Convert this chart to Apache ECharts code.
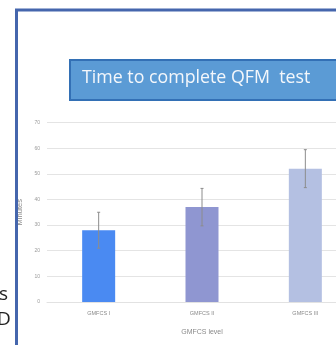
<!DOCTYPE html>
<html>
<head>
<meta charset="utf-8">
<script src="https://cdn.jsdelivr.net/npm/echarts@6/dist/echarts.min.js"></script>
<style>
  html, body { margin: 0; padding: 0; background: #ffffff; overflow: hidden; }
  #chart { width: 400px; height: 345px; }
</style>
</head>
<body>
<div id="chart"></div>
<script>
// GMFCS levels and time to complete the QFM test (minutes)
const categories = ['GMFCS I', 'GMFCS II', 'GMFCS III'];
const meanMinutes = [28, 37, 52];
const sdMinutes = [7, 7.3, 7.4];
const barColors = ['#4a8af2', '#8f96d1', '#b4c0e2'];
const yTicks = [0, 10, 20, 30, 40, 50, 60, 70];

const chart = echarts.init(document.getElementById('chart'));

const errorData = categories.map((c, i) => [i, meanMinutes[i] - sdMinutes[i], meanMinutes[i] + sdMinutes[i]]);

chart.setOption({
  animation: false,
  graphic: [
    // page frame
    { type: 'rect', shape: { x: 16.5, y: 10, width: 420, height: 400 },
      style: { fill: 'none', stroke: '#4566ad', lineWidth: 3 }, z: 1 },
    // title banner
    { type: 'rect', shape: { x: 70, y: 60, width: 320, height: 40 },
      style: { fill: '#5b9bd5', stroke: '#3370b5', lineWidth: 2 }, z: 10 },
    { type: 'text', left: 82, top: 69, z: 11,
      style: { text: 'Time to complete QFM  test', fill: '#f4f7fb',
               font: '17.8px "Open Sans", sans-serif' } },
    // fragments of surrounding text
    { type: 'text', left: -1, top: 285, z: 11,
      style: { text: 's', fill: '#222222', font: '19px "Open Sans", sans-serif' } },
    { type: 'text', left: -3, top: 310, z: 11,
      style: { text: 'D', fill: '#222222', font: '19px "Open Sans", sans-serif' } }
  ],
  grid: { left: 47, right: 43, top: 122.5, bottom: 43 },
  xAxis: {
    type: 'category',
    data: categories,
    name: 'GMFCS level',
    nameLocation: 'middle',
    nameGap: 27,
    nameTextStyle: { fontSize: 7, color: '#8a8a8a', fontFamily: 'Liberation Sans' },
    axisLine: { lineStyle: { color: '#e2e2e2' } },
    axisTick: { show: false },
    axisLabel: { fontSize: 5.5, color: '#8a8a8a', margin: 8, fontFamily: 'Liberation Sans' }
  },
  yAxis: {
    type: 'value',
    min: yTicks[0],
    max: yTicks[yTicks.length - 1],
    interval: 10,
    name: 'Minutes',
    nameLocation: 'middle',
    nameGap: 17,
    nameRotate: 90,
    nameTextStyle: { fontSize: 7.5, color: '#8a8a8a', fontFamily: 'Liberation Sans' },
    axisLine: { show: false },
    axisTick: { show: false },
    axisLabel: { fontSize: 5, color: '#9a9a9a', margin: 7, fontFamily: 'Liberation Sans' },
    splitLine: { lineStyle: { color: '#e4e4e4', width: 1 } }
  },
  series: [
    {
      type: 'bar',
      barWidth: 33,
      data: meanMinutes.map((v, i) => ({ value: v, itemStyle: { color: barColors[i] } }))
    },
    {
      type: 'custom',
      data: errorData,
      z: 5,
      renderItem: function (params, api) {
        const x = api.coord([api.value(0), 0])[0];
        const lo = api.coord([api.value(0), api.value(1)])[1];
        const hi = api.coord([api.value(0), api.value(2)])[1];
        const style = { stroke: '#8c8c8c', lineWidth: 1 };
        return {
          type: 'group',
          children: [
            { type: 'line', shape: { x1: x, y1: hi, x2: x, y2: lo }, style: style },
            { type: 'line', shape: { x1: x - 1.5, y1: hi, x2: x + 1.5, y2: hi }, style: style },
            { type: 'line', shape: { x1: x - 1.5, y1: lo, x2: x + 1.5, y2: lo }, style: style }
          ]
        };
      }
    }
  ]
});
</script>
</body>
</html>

__EXERCISE GOAL__.
Go from the first line of the listing to the line holding "const errorData = categories.map((c, i)" and, please, transcribe those lines exactly, both included, with no pictures.

__THE RESPONSE__.
Convert this chart to Apache ECharts code.
<!DOCTYPE html>
<html>
<head>
<meta charset="utf-8">
<script src="https://cdn.jsdelivr.net/npm/echarts@6/dist/echarts.min.js"></script>
<style>
  html, body { margin: 0; padding: 0; background: #ffffff; overflow: hidden; }
  #chart { width: 400px; height: 345px; }
</style>
</head>
<body>
<div id="chart"></div>
<script>
// GMFCS levels and time to complete the QFM test (minutes)
const categories = ['GMFCS I', 'GMFCS II', 'GMFCS III'];
const meanMinutes = [28, 37, 52];
const sdMinutes = [7, 7.3, 7.4];
const barColors = ['#4a8af2', '#8f96d1', '#b4c0e2'];
const yTicks = [0, 10, 20, 30, 40, 50, 60, 70];

const chart = echarts.init(document.getElementById('chart'));

const errorData = categories.map((c, i) => [i, meanMinutes[i] - sdMinutes[i], meanMinutes[i] + sdMinutes[i]]);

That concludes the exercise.